SALEM, Ohio – Last fall it was probation for Don Hunter, the Washington County, Pa., extension livestock educator.
Now he’s fired.
Producers in the three counties that fell under his wings – Washington, Greene and Fayette – are furious at Penn State University for taking away their educator.
And Hunter says officials fired him for doing what he did best – working, hands-on, with farmers and for farmers.
Reasoning. Don Hunter blames his dismissal on a personality conflict with his supervisor and a difference of opinion with Penn State Cooperative Extension on how he should spend his time.
Hunter says he had different priorities than his supervisor, county extension director Lee Young.
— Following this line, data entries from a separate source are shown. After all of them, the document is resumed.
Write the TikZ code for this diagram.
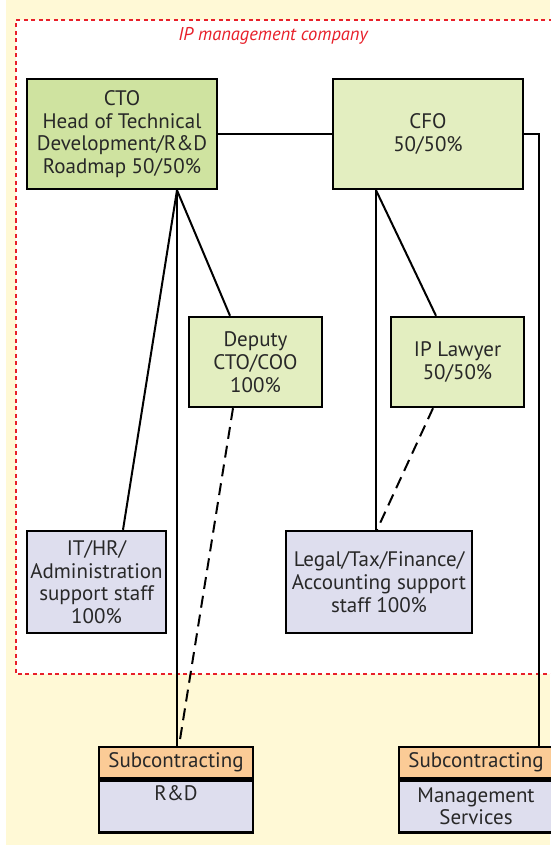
\documentclass[tikz,border=0pt]{standalone}
\usepackage{fontspec}
\setmainfont{PT Sans}
\usetikzlibrary{calc}
\definecolor{cream}{RGB}{255,249,214}
\definecolor{ctogreen}{RGB}{207,227,160}
\definecolor{lightgreen}{RGB}{227,238,192}
\definecolor{lavender}{RGB}{222,222,238}
\definecolor{peach}{RGB}{251,203,150}
\definecolor{redline}{RGB}{232,32,42}
\definecolor{txt}{RGB}{40,40,40}
\tikzset{
  box/.style={draw=black, line width=2.4pt, inner sep=0pt, align=center, text=txt,
    font=\fontsize{21}{22.7}\selectfont},
  link/.style={line width=2pt, draw=black},
  dlink/.style={line width=2pt, draw=black, dash pattern=on 12pt off 7pt},
}
\begin{document}
\begin{tikzpicture}[x=1pt,y=-1pt]
\useasboundingbox (0,0) rectangle (550,845);
\fill[white] (0,0) rectangle (550,845);
\fill[cream] (6,0) rectangle (550,845);
\fill[white] (16,20) rectangle (560,674);
\draw[redline, line width=1.5pt, dash pattern=on 4pt off 3.5pt] (560,20) -- (16,20) -- (16,674) -- (560,674);
\node[text=redline, font=\fontsize{18.5}{20}\selectfont\itshape] (lbl) at (273,36) {IP management company};

\node[box, fill=ctogreen, minimum width=190pt, minimum height=110pt] (cto) at (122,134)
  {CTO\\Head of Technical\\Development/R\&D\\Roadmap 50/50\%};
\node[box, fill=lightgreen, minimum width=190pt, minimum height=110pt] (cfo) at (428,134)
  {CFO\\50/50\%};
\node[box, fill=lightgreen, minimum width=133pt, minimum height=90pt] (dep) at (255.5,362)
  {Deputy\\CTO/COO\\100\%};
\node[box, fill=lightgreen, minimum width=133pt, minimum height=90pt] (ipl) at (457.5,362)
  {IP Lawyer\\50/50\%};
\node[box, fill=lavender, minimum width=139pt, minimum height=102pt] (ithr) at (96.5,582)
  {IT/HR/\\Administration\\support staff\\100\%};
\node[box, fill=lavender, minimum width=186pt, minimum height=102pt] (legal) at (379,582)
  {Legal/Tax/Finance/\\Accounting support\\staff 100\%};

\node[box, fill=peach, minimum width=154pt, minimum height=31pt] (subrd) at (176,762.5) {Subcontracting};
\node[box, fill=lavender, minimum width=154pt, minimum height=52pt, anchor=north, text depth=26pt] (rd) at (subrd.south) {R\&D};
\node[box, fill=peach, minimum width=154pt, minimum height=31pt] (subms) at (476,762.5) {Subcontracting};
\node[box, fill=lavender, minimum width=154pt, minimum height=52pt, anchor=north] (ms) at (subms.south) {Management\\Services};

\coordinate (ctoB) at ([xshift=55pt]cto.south);
\coordinate (cfoB) at ([xshift=-52pt]cfo.south);
\coordinate (cfoR) at ([xshift=15pt]cfo.east);

\draw[link] (cto.east) -- (cfo.west);
\draw[link] (cfo.east) -- (cfoR) -- (cfoR |- subms.north);
\draw[link] (ctoB) -- ([xshift=26.5pt]ithr.north);
\draw[link] (ctoB) -- ([xshift=-25.5pt]dep.north);
\draw[link] (ctoB) -- (ctoB |- subrd.north);
\draw[dlink] ([xshift=-22.5pt]dep.south) -- ([xshift=3pt]subrd.north);
\draw[link] (cfoB) -- (cfoB |- legal.north);
\draw[link] (cfoB) -- ([xshift=-21.5pt]ipl.north);
\draw[dlink] ([xshift=-24.5pt]ipl.south) -- ([xshift=-2pt]legal.north);
\end{tikzpicture}
\end{document}
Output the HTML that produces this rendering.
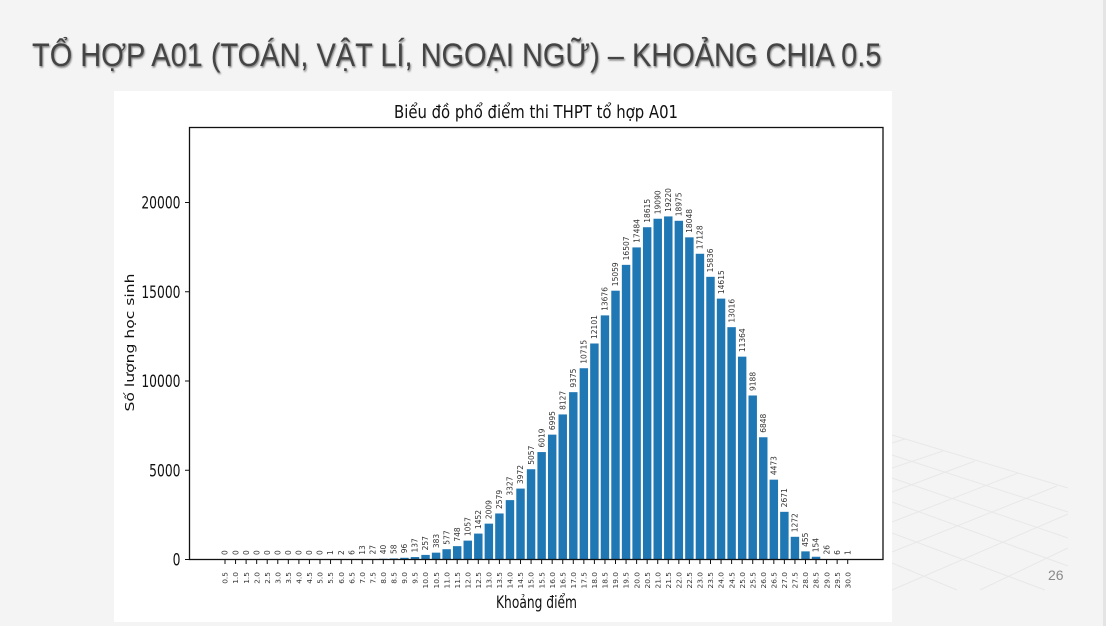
<!DOCTYPE html>
<html lang="vi">
<head>
<meta charset="utf-8">
<title>Tổ hợp A01</title>
<style>
html,body{margin:0;padding:0;width:1106px;height:626px;overflow:hidden;background:#f4f4f4}
#slide{position:relative;width:1106px;height:626px;background:#f4f4f4;overflow:hidden}
#title{position:absolute;left:32px;top:35px;margin:0;font:400 32px/40px "Liberation Sans",sans-serif;color:#444;white-space:nowrap;transform-origin:0 0;transform:scaleX(.905);text-shadow:1px 1.5px 2px rgba(0,0,0,.5)}
#edge{position:absolute;left:1103px;top:0;width:3px;height:626px;background:#e4e4e4}
#page-number{position:absolute;left:1048px;top:567px;font:14px/16px "Liberation Sans",sans-serif;color:#8a8a8a}
svg{position:absolute;left:0;top:0}
</style>
</head>
<body>
<div id="slide">
<svg width="1106" height="626">
<g stroke="#e8e8e8" stroke-width="1">
<line x1="892" y1="435" x2="1068" y2="488"/>
<line x1="892" y1="455" x2="1068" y2="512"/>
<line x1="892" y1="478" x2="1068" y2="538"/>
<line x1="892" y1="502" x2="1068" y2="566"/>
<line x1="892" y1="533" x2="1045" y2="590"/>
<line x1="892" y1="563" x2="957" y2="590"/>
<line x1="892" y1="443" x2="905" y2="439"/>
<line x1="892" y1="468" x2="943" y2="451"/>
<line x1="892" y1="492" x2="975" y2="461"/>
<line x1="892" y1="522" x2="1018" y2="473"/>
<line x1="892" y1="552" x2="1057" y2="486"/>
<line x1="892" y1="590" x2="1068" y2="514"/>
<line x1="980" y1="590" x2="1068" y2="548"/>
</g>
</svg>
<h1 id="title">TỔ HỢP A01 (TOÁN, VẬT LÍ, NGOẠI NGỮ) – KHOẢNG CHIA 0.5</h1>
<div id="edge"></div>
<div id="page-number">26</div>
<svg id="chart" width="1106" height="626" font-family="'DejaVu Sans',sans-serif">
<rect x="114" y="91" width="778" height="531" fill="#ffffff"/>
<text x="394" y="118" font-size="18" textLength="284" lengthAdjust="spacingAndGlyphs" fill="#111">Biểu đồ phổ điểm thi THPT tổ hợp A01</text>
<text x="496" y="608" font-size="17" textLength="81" lengthAdjust="spacingAndGlyphs" fill="#111">Khoảng điểm</text>
<text transform="translate(134,342.5) rotate(-90) scale(1,.8)" text-anchor="middle" font-size="15.6" fill="#111">Số lượng học sinh</text>
<g id="bars"></g>
<g id="bar-labels"></g>
<g id="x-ticks"></g>
<g id="y-ticks"></g>
<rect x="189.5" y="127.5" width="693.5" height="432" fill="none" stroke="#111" stroke-width="1.3"/>
</svg>
</div>
<script>
var categories = ["0.5","1.0","1.5","2.0","2.5","3.0","3.5","4.0","4.5","5.0","5.5","6.0","6.5","7.0","7.5","8.0","8.5","9.0","9.5","10.0","10.5","11.0","11.5","12.0","12.5","13.0","13.5","14.0","14.5","15.0","15.5","16.0","16.5","17.0","17.5","18.0","18.5","19.0","19.5","20.0","20.5","21.0","21.5","22.0","22.5","23.0","23.5","24.0","24.5","25.0","25.5","26.0","26.5","27.0","27.5","28.0","28.5","29.0","29.5","30.0"];
var studentCounts = [0,0,0,0,0,0,0,0,0,0,1,2,6,13,27,40,58,96,137,257,383,577,748,1057,1452,2009,2579,3327,3972,5057,6019,6995,8127,9375,10715,12101,13676,15059,16507,17484,18615,19090,19220,18975,18048,17128,15836,14615,13016,11364,9188,6848,4473,2671,1272,455,154,26,6,1];
var yTickValues = [0,5000,10000,15000,20000];

var NS = 'http://www.w3.org/2000/svg';
function xScale(i){ return 225 + i * (847.7 - 225) / (categories.length - 1); }
function yScale(v){ return 559.5 - v * 0.01785; }
function make(tag, attrs, parent, text){
  var el = document.createElementNS(NS, tag);
  for (var k in attrs) el.setAttribute(k, attrs[k]);
  if (text !== undefined) el.textContent = text;
  parent.appendChild(el);
  return el;
}
var barW = 0.8 * (847.7 - 225) / (categories.length - 1);
var barsG = document.getElementById('bars');
var labelsG = document.getElementById('bar-labels');
var xG = document.getElementById('x-ticks');
var yG = document.getElementById('y-ticks');
categories.forEach(function(c, i){
  var x = xScale(i), v = studentCounts[i], y = yScale(v);
  var bar = make('rect', {x: x - barW / 2, y: y, width: barW, height: 559.5 - y, fill: '#1f77b4'}, barsG);
  
  
  var lab = make('text', {transform: 'translate(' + x + ',' + (y - 4.5) + ') rotate(-90) scale(1,1)', dy: '.36em', 'font-size': 7.5, fill: '#333'}, labelsG, String(v));
  
  
  var tick = make('line', {x1: x, x2: x, y1: 559.5, y2: 564, stroke: '#111', 'stroke-width': 1}, xG);
  
  
  var tl = make('text', {transform: 'translate(' + x + ',572) rotate(-90) scale(1,1)', dy: '.36em', 'text-anchor': 'end', 'font-size': 7.4, fill: '#333'}, xG, c);
  
  
});
yTickValues.forEach(function(v){
  var y = yScale(v);
  var tick = make('line', {x1: 185, x2: 189.5, y1: y, y2: y, stroke: '#111', 'stroke-width': 1}, yG);
  
  
  var tl = make('text', {transform: 'translate(180.5,' + (y + 6) + ') scale(.725,1)', 'text-anchor': 'end', 'font-size': 17, fill: '#111'}, yG, String(v));
  
  
});
</script>
</body>
</html>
“I guess they just didn’t appreciate my emphasis as far as setting up programs instead of concentrating on the paperwork,” Hunter said.
Penn State Extension mandates filing written reports to detail program summaries and diversity and affirmative action projects, Hunter said.
He admits he didn’t follow the state’s requested format for filing reports, and didn’t provide the program details the paperwork requested. Still, he doesn’t see his shortcoming on the bureaucratic staircase as a reason to be fired, he says.
Three counties. Hunter’s career with Extension spanned nearly 12 years, beginning in Butler County and continuing with his current responsibilities to livestock producers in Washington, Greene and Fayette counties.
Hunter said the three counties in southwestern Pennsylvania are at the heart of the state’s beef and sheep production.
Washington County is ranked first and Greene County is ranked second in sheep population, he said, and the counties are “up there” in cattle rankings, as well.
Hunter previously worked in the livestock industry for 21 years at firms in Iowa and Oregon.
Necessary. Washington County Extension director Lee Young confirmed Hunter’s dismissal, nothing his last day on the job was April 29.
In a written statement, she described commercial and livestock programs as “critical components” of the county’s extension programming. Young also said the commercial livestock industry is the backbone of agriculture in the county.
“Cooperative Extension will continue to provide timely and high-quality educational programming to commercial and youth livestock audiences,” Young said in the statement.
Young declined further comment, citing Penn State University’s confidential personnel policy. State Extension Director Daney Jackson did not return calls.
Backlog. Hunter had been on probation since September 2004 and was asked to complete specific tasks to keep his job, he said. Extension officials refused to comment on the reasons for Hunter’s probation.
Hunter said he completed those tasks but Penn State was not satisfied with his work. The probation was extended until March 31, 2005. Hunter reworked the reports but was told they still didn’t meet expectations.
He says he was given the chance to resign March 31 or watch his employment be terminated April 29.
“I told them I had programs set up and I wasn’t walking out on them. I couldn’t walk out on my commitments to producers,” Hunter said.
He appealed the decision to the state extension appeals board April 27. He received official notice of the denial May 12.
“It’s a real kangaroo court, as far as being there, appealing to the same people who worked to fire me,” Hunter said.
Open ears. Word that Hunter was fired began to circulate in late April, according to Washington County shepherd George Wherry.
Farmers like Wherry started petitions and collected hundreds of signatures calling for Hunter’s reinstatement and Lee Young’s transfer to another county. They also called local, regional and state extension personnel and politicians.
Wherry said the university has ignored those petitions.
“I gather it all fell on deaf ears,” Wherry said.
“This is a grievous injustice to all agriculture in the area,” Wherry said, noting Hunter always had time to spend with farmers and coordinated activities to keep them at the top of the game.
Wherry said he, like many other producers in the tri-county area, built a friendship with Hunter based on a mutual interest in farming and livestock.
“It’s a tragedy for him to leave us,” Wherry said, citing the recent retirement of Mercer Co. Extension specialist Bob Calvert and other educators as additional reason for concern.
“Who will be there to help us?” Wherry wonders.
Committed. Hunter, who tends his own flock of sheep in Mercer County, was known for traveling to Washington, 80 miles one way, at the beginning of the workweek and not returning to his own farm until the following weekend.
Throughout the week, he’d meet with farmers and 4-H’ers in the three counties to assist them with livestock. The meetings often happened after work hours, Hunter says.
“[Young and extension] micromanage you for coming in a few hours late, but when you’re at a meeting until 10, 10:30 at night, it sounds like you’re on your own. If you’re not there at 9 a.m. [the next morning] they’re watching the clock for you,” Hunter said.
“There is a big difference in priorities here. They work for reports, I worked for the people,” Hunter said.